What you need to do: Using the records below, quote only the span that opens with the line containing "Generate a component" and closes with the line containing "LabelList, XAxis, YAxis", exactly and inclusively.

— start Data for the task —

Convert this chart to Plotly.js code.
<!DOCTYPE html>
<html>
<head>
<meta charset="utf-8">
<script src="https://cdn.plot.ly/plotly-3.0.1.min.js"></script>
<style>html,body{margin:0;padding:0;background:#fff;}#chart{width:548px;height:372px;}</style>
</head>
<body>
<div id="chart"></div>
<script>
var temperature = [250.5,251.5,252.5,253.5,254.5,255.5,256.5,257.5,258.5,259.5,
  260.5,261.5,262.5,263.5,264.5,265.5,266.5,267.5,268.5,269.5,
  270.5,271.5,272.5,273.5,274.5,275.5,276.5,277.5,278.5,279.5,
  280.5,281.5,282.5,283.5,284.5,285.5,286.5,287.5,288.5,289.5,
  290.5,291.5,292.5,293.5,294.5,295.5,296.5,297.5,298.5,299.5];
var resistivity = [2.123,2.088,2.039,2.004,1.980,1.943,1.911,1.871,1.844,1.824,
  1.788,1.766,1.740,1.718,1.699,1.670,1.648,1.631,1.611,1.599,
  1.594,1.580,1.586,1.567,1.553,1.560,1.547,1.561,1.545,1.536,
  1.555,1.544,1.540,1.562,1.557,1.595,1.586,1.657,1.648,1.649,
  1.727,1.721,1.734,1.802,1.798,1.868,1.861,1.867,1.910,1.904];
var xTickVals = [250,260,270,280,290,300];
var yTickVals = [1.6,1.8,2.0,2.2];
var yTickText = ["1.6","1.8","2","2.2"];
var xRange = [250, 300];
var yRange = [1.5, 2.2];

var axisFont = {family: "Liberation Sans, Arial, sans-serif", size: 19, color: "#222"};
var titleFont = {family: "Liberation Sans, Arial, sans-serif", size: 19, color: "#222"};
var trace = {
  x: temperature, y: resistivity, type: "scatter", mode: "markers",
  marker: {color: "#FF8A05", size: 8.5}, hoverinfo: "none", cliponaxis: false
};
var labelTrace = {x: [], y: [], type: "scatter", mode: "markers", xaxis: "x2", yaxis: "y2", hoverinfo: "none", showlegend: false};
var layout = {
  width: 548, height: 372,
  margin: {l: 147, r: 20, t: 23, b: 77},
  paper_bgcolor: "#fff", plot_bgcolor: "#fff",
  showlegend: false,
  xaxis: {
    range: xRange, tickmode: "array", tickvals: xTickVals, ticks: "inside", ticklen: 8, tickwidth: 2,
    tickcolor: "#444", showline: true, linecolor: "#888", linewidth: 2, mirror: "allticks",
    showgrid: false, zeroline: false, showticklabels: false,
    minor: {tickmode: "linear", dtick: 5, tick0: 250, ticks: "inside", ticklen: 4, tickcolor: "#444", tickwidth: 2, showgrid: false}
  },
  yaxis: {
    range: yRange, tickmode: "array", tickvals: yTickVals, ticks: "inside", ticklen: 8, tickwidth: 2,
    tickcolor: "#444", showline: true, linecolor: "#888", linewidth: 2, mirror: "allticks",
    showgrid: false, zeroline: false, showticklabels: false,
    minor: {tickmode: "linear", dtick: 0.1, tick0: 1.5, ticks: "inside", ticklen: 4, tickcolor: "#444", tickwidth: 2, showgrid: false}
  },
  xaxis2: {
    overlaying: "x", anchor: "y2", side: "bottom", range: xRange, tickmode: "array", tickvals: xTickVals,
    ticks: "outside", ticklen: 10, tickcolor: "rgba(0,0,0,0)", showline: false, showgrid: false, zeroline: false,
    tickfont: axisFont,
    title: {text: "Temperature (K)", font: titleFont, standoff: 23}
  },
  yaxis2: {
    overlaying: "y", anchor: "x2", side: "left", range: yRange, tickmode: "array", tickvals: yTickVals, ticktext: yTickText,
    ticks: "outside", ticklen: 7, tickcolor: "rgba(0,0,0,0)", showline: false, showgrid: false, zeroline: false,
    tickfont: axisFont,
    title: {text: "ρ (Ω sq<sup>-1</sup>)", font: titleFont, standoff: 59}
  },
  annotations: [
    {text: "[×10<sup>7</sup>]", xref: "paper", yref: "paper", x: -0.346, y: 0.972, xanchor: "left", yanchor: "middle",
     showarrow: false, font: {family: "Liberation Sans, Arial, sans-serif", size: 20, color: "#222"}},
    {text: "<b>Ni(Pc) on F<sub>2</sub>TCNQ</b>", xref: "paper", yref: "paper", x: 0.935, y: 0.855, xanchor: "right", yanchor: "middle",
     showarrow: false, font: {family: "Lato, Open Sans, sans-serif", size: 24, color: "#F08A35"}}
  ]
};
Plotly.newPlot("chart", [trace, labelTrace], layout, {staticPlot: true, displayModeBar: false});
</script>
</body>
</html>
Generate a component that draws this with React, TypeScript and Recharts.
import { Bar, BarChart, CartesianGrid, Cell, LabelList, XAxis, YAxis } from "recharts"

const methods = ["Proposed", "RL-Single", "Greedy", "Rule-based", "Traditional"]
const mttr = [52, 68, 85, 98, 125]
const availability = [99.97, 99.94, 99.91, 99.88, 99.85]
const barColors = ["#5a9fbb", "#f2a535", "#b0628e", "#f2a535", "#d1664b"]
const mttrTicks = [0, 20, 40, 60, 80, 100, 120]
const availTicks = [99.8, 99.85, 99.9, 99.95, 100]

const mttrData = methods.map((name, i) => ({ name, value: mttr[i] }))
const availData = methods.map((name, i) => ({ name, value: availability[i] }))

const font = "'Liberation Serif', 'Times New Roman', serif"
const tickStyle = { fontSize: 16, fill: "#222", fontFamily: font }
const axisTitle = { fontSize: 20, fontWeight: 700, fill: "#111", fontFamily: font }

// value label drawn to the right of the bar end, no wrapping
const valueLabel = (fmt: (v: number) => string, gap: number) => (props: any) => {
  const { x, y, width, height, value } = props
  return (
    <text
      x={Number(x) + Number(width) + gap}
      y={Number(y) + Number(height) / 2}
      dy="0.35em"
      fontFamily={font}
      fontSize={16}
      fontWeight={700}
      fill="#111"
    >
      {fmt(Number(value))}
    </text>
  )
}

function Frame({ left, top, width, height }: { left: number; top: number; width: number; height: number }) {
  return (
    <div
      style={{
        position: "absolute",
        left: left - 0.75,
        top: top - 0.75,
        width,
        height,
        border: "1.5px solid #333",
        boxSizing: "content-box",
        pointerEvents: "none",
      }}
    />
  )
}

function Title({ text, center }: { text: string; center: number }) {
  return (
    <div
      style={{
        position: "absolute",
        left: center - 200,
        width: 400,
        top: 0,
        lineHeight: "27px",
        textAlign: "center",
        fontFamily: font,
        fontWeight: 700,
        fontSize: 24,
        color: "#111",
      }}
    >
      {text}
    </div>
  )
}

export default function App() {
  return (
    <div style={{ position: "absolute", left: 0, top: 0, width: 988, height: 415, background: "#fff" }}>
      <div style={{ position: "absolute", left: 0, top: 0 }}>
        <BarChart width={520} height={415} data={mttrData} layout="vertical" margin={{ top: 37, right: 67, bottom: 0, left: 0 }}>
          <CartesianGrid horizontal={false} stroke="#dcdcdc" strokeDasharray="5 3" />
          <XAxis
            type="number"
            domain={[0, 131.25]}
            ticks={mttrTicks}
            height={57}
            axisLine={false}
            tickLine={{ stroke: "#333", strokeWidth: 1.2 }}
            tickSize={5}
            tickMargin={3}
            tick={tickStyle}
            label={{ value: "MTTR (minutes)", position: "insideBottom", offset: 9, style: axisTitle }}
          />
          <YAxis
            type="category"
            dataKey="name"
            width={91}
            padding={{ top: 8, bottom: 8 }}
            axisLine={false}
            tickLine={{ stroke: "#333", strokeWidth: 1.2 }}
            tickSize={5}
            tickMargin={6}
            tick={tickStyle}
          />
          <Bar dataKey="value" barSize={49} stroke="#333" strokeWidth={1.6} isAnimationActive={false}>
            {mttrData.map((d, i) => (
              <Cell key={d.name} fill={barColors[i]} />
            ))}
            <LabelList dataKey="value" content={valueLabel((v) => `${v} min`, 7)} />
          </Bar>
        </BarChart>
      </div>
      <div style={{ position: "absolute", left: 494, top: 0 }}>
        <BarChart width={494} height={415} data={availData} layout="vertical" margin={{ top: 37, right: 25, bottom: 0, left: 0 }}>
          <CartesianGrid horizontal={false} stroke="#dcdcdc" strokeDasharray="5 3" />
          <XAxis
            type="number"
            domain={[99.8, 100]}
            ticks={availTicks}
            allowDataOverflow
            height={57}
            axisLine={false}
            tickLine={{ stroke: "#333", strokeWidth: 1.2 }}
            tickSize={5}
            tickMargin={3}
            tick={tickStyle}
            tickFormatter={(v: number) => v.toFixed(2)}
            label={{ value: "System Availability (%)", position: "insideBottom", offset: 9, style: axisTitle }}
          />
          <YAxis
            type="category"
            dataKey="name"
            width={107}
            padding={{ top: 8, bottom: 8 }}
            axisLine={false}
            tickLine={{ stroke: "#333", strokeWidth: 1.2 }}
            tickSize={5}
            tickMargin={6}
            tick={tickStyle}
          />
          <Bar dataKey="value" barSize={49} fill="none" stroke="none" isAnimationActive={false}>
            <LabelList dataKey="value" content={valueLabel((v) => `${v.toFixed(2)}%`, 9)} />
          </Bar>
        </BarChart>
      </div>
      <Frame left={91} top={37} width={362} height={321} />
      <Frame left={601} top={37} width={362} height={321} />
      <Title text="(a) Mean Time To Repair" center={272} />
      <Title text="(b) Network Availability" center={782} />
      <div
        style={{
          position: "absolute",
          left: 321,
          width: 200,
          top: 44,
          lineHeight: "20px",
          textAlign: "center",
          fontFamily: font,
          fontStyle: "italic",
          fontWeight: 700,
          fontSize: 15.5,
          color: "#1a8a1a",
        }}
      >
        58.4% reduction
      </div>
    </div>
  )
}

— end Data for the task —
— start Data for the task —

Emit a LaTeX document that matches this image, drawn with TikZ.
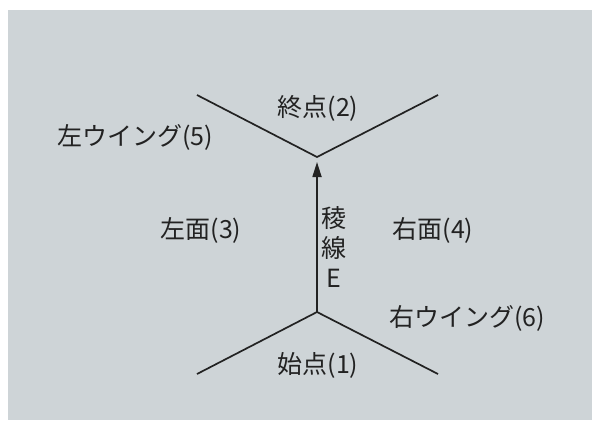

— end Data for the task —
— start Data for the task —

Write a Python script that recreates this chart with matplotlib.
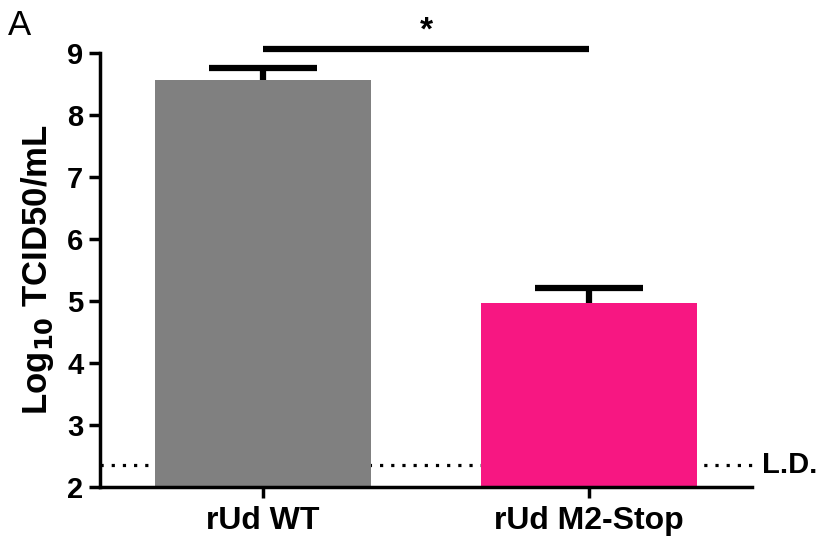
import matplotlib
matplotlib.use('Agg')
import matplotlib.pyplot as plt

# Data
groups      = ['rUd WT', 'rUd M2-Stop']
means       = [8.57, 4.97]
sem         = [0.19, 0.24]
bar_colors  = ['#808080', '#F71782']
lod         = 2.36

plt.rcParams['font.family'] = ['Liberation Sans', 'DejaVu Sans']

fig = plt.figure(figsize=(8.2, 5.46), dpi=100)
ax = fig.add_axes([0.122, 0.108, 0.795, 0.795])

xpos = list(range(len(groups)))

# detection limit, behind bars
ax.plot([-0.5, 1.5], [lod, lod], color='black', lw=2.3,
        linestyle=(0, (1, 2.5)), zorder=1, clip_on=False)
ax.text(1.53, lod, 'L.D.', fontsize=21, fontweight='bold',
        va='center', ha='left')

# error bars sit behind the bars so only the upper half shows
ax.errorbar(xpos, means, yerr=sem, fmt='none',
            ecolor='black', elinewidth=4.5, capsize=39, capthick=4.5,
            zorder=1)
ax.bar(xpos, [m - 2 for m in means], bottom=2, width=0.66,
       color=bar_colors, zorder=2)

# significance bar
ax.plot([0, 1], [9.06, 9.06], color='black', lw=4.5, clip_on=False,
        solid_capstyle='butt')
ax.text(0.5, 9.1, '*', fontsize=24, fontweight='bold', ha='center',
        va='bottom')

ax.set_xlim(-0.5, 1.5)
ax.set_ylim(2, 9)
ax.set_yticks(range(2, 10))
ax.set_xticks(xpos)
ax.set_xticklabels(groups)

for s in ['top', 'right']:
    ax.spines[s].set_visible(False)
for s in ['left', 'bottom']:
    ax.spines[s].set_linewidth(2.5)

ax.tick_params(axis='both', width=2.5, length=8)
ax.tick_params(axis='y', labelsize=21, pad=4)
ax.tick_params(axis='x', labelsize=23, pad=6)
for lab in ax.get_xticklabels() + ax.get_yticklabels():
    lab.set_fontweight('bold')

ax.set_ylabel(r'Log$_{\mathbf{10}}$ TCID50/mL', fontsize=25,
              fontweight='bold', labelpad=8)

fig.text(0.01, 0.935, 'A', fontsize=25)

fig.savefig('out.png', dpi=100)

— end Data for the task —

Result for this exercise:
Generate a component that draws this with React, TypeScript and Recharts.
import { Bar, BarChart, CartesianGrid, Cell, LabelList, XAxis, YAxis } from "recharts"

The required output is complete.